--- BEGIN Available data ---

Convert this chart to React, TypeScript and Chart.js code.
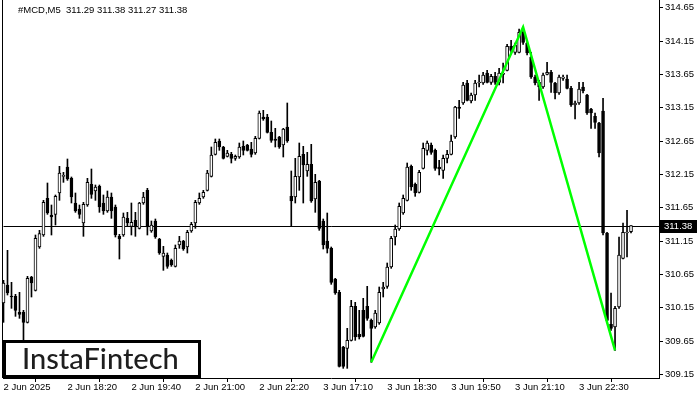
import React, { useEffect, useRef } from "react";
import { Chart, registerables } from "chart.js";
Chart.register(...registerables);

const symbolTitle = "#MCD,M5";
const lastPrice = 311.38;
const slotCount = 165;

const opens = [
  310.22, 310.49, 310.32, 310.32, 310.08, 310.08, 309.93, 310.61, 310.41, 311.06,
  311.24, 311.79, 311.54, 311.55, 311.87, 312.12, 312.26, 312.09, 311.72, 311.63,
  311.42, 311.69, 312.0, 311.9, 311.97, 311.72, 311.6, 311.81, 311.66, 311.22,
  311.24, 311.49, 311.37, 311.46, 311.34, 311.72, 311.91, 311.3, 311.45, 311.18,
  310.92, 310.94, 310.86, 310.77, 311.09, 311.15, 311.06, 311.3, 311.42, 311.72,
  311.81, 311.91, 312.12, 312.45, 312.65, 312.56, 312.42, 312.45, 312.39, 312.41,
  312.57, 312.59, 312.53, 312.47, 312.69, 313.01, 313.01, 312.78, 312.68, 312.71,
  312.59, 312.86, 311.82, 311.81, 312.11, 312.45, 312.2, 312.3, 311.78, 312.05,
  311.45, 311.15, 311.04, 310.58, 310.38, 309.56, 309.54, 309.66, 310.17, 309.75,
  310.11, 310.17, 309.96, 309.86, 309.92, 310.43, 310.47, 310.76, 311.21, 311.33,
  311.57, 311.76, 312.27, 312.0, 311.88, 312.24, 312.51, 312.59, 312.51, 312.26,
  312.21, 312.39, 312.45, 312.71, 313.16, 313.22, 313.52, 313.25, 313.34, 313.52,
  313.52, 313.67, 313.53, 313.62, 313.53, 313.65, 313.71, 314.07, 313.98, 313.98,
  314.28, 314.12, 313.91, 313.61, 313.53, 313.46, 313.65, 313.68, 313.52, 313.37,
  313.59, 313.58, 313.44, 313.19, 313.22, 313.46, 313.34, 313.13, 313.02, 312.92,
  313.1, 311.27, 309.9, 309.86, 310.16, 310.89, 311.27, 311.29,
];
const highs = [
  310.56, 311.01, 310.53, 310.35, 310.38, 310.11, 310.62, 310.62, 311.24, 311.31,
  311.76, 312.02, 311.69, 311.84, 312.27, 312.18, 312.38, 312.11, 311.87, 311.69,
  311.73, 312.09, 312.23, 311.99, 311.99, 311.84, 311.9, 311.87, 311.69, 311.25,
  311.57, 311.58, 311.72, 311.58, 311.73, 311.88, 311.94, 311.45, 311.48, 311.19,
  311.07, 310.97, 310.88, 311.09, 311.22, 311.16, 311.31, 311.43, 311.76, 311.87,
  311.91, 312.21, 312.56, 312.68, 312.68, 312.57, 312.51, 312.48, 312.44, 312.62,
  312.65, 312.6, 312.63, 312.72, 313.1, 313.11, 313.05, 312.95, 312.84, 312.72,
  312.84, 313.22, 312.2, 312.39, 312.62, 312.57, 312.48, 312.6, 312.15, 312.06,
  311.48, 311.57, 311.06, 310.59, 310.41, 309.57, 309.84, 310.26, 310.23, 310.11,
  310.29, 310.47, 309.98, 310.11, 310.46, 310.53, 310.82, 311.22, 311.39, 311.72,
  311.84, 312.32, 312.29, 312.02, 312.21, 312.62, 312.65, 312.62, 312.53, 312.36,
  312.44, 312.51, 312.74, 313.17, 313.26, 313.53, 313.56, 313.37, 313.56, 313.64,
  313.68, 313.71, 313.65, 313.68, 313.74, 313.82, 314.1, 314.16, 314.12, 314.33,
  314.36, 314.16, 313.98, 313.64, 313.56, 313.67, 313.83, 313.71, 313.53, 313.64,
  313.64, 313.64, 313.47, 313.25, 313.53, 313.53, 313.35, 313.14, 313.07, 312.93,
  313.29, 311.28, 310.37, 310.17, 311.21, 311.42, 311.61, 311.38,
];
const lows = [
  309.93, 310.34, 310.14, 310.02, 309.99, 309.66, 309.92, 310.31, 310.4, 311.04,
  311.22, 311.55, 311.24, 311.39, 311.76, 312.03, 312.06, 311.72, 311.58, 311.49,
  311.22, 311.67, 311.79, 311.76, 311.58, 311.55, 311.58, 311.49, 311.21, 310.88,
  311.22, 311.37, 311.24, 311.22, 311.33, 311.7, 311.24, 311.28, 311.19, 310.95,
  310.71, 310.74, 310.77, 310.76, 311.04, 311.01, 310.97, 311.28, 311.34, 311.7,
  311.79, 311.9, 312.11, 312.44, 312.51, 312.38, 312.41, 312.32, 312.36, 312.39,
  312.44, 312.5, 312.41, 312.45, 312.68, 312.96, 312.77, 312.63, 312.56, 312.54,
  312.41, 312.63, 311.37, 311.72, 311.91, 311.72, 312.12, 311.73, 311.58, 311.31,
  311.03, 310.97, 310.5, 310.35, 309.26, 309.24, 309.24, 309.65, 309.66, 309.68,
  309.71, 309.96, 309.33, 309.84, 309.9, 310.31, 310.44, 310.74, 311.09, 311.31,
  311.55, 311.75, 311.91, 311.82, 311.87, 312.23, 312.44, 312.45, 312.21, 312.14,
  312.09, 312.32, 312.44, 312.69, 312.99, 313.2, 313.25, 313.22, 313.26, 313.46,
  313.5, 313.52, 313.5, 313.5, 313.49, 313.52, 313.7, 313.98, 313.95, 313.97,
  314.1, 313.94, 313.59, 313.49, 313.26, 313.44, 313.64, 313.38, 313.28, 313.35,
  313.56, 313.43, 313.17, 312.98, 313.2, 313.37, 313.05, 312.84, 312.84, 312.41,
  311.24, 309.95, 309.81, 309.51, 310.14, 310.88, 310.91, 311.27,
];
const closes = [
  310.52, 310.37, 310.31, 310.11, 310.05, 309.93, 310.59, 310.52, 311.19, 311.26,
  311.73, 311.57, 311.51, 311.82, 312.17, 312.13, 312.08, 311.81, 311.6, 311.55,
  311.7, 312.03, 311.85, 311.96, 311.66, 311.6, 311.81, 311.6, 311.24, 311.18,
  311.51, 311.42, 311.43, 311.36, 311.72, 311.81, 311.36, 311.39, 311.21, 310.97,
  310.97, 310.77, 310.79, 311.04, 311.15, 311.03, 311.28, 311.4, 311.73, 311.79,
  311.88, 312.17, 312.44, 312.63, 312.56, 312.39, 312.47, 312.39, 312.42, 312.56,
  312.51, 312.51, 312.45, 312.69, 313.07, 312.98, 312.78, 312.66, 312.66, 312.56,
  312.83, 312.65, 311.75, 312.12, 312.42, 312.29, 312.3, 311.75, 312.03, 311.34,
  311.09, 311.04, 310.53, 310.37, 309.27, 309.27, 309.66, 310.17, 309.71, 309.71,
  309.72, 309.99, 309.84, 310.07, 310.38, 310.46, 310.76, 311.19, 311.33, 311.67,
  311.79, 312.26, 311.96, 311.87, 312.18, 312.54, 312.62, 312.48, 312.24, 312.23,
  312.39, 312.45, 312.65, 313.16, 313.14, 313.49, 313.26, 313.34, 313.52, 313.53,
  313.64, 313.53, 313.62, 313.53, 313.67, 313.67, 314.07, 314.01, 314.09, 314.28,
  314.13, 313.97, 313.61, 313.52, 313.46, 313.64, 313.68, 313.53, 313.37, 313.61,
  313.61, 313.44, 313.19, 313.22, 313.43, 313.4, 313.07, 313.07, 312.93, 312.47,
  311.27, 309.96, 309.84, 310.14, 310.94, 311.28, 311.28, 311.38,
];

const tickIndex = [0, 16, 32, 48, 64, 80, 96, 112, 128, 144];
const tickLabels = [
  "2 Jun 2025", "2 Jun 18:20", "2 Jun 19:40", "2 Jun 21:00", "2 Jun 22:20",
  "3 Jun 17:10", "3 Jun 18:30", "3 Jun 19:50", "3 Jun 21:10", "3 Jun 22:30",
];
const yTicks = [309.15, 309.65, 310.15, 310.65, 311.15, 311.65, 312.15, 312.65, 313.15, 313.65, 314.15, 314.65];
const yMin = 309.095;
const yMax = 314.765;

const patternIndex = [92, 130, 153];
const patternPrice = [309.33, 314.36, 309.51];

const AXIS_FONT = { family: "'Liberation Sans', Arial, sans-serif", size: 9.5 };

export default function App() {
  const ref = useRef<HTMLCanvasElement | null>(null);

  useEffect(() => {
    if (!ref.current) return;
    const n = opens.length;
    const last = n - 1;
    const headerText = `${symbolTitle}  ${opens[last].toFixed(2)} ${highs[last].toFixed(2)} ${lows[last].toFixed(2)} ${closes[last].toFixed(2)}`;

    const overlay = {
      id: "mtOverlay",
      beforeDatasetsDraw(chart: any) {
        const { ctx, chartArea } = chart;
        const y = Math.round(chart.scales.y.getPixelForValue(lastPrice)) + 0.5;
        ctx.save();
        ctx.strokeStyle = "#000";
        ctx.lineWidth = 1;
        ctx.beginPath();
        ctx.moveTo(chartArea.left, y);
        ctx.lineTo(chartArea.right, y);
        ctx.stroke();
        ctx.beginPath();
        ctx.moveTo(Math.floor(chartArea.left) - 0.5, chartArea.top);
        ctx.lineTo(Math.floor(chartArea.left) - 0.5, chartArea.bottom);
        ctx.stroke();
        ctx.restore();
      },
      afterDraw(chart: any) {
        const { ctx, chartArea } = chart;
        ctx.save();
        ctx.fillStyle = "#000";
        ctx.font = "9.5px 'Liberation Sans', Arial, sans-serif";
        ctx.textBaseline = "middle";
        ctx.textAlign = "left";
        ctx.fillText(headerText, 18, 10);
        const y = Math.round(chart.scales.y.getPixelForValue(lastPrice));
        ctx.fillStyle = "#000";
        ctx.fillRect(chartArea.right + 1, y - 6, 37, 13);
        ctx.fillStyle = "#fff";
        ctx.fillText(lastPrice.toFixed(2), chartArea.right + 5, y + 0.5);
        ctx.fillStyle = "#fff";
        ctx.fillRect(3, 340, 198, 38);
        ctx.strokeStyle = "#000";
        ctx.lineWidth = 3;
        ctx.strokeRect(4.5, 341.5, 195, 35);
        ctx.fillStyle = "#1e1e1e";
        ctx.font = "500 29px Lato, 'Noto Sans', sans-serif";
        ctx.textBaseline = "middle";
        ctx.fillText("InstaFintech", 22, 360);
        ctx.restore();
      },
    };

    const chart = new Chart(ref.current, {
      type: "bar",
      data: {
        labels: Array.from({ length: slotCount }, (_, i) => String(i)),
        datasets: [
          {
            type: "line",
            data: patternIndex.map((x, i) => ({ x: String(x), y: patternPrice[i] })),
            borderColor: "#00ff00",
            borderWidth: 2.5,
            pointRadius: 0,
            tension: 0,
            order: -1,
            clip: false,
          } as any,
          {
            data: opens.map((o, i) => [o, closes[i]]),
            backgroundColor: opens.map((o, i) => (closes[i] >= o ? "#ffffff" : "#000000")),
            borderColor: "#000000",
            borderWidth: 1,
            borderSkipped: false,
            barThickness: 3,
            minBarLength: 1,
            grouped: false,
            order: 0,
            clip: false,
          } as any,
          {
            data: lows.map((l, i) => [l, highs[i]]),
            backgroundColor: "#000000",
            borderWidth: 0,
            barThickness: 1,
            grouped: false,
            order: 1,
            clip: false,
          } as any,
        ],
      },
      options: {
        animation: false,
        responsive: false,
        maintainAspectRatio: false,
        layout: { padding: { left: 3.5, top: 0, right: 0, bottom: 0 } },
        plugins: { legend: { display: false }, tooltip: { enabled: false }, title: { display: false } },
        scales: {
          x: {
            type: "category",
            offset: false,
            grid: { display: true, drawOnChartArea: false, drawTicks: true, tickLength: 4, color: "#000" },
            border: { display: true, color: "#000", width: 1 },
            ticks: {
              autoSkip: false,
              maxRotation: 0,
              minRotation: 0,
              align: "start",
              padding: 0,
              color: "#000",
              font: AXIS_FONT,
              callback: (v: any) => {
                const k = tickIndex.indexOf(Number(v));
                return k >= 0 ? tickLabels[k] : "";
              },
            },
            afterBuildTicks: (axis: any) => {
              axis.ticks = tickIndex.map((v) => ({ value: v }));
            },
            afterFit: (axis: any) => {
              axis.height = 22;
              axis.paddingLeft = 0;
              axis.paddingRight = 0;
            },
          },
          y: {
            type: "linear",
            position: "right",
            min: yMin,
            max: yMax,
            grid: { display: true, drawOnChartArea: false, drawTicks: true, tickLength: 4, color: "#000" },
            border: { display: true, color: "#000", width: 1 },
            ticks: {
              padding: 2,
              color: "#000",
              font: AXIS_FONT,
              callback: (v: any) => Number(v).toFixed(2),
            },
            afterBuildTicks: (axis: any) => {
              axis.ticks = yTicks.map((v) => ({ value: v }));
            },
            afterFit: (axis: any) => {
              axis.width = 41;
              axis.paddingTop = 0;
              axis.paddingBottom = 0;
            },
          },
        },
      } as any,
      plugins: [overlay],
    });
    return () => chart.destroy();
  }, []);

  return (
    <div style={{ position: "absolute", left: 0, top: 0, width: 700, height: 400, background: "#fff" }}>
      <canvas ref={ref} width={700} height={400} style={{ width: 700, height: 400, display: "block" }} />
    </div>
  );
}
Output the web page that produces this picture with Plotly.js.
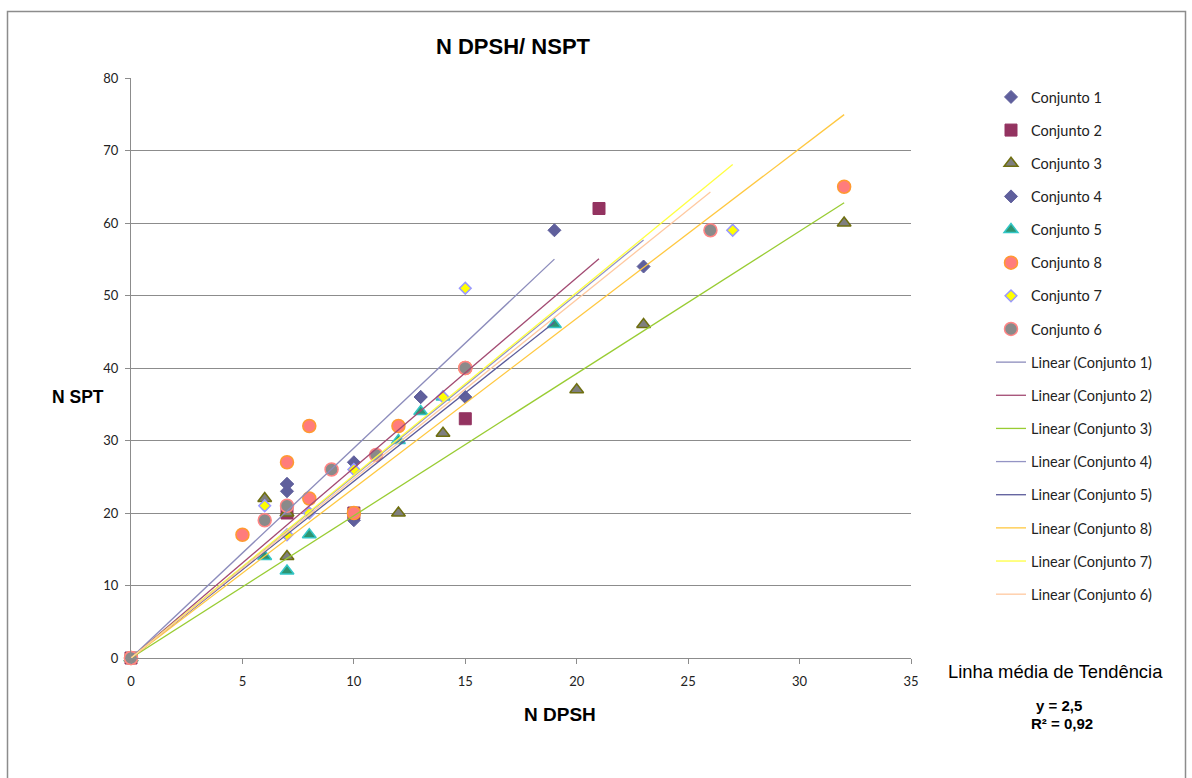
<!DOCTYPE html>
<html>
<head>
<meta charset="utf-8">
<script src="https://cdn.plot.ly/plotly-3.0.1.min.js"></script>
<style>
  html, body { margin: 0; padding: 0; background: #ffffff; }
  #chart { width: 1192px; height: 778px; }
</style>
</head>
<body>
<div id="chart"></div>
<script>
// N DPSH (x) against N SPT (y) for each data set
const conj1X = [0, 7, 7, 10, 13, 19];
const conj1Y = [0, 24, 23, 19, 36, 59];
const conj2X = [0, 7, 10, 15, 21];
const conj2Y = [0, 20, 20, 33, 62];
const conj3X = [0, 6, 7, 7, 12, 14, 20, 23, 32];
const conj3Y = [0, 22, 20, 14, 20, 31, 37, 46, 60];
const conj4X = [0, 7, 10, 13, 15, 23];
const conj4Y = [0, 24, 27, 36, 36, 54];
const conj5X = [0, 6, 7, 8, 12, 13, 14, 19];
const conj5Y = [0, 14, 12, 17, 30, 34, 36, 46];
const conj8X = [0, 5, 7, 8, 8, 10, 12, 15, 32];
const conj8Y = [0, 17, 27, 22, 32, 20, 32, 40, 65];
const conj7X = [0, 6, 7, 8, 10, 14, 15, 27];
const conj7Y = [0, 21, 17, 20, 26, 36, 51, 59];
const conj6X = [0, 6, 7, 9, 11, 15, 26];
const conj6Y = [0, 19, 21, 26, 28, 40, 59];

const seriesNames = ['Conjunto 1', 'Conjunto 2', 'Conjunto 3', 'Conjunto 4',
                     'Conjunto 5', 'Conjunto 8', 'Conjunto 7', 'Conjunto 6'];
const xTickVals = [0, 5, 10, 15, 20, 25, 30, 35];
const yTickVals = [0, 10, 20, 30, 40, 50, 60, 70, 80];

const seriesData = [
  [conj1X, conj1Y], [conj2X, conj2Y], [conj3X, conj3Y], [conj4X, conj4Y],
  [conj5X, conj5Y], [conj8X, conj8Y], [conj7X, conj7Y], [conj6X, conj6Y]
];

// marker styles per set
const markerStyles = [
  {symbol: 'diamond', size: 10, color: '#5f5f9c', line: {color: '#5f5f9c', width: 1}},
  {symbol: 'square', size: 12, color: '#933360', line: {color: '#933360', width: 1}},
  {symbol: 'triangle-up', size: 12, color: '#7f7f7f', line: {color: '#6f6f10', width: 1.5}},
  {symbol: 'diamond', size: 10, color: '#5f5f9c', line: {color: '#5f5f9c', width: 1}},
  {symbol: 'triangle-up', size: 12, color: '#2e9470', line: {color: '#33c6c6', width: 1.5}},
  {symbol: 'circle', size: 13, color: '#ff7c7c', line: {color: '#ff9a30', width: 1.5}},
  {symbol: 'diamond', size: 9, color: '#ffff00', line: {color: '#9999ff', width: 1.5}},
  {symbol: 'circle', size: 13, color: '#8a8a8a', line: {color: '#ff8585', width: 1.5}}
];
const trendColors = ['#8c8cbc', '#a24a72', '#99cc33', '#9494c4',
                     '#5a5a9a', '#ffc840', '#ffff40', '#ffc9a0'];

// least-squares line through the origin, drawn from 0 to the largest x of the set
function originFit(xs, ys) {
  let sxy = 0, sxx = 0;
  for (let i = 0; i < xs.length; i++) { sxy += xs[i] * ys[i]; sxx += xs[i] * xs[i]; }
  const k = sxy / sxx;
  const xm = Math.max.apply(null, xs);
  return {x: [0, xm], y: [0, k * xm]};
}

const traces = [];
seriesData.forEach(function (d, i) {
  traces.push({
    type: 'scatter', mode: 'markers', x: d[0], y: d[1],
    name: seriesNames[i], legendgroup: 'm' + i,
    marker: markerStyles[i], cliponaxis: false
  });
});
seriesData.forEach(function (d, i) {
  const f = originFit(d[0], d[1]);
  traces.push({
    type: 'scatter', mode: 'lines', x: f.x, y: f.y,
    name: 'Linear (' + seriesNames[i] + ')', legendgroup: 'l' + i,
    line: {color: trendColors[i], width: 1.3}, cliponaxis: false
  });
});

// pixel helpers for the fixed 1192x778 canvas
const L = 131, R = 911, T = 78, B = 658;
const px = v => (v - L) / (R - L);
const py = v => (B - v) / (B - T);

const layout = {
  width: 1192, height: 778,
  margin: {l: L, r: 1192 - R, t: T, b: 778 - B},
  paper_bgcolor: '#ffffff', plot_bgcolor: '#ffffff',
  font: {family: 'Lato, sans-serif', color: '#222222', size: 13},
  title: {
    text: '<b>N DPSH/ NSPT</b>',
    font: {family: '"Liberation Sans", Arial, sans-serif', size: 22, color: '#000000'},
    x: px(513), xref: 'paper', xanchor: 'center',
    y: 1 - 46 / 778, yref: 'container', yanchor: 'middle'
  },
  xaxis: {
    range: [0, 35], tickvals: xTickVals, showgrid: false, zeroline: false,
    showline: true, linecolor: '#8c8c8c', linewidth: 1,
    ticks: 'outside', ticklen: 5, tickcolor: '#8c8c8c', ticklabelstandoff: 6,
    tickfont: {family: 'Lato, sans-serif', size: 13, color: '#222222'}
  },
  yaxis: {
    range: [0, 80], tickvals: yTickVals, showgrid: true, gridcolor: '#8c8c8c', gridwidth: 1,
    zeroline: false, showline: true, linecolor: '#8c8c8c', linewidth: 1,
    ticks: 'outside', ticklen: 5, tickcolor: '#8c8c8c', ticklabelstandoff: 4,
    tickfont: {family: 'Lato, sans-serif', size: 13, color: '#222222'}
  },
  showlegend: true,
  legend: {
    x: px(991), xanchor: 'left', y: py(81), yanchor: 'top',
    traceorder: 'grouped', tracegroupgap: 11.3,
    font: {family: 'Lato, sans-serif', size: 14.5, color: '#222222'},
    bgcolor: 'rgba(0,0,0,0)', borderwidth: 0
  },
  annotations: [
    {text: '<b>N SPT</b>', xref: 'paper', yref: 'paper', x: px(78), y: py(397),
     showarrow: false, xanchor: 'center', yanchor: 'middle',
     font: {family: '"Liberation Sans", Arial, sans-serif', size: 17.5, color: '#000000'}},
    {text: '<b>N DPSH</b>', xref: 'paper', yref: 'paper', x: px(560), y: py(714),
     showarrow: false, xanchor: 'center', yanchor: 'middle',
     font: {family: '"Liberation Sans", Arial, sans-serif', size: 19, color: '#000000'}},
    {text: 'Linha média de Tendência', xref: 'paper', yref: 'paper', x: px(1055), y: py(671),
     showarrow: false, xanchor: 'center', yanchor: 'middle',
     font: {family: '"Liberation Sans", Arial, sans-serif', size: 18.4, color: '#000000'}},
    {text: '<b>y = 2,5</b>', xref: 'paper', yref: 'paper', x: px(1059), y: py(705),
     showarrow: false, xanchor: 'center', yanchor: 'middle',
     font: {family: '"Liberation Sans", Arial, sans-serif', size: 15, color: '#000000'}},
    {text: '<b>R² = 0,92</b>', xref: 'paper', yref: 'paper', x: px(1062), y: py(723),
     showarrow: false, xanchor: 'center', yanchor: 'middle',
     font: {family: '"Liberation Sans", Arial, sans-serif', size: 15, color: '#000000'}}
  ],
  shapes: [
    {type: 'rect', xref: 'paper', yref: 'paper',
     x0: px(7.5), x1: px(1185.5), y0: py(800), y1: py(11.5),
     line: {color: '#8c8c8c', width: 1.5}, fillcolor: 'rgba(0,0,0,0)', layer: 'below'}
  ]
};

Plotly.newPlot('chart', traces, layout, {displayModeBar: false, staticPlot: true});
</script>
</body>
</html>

--- END Available data ---

**Exercise details**
Of the lines in the listing, how many hold the word "this"? Nothing but the number is needed.

**Output of the exercise**
2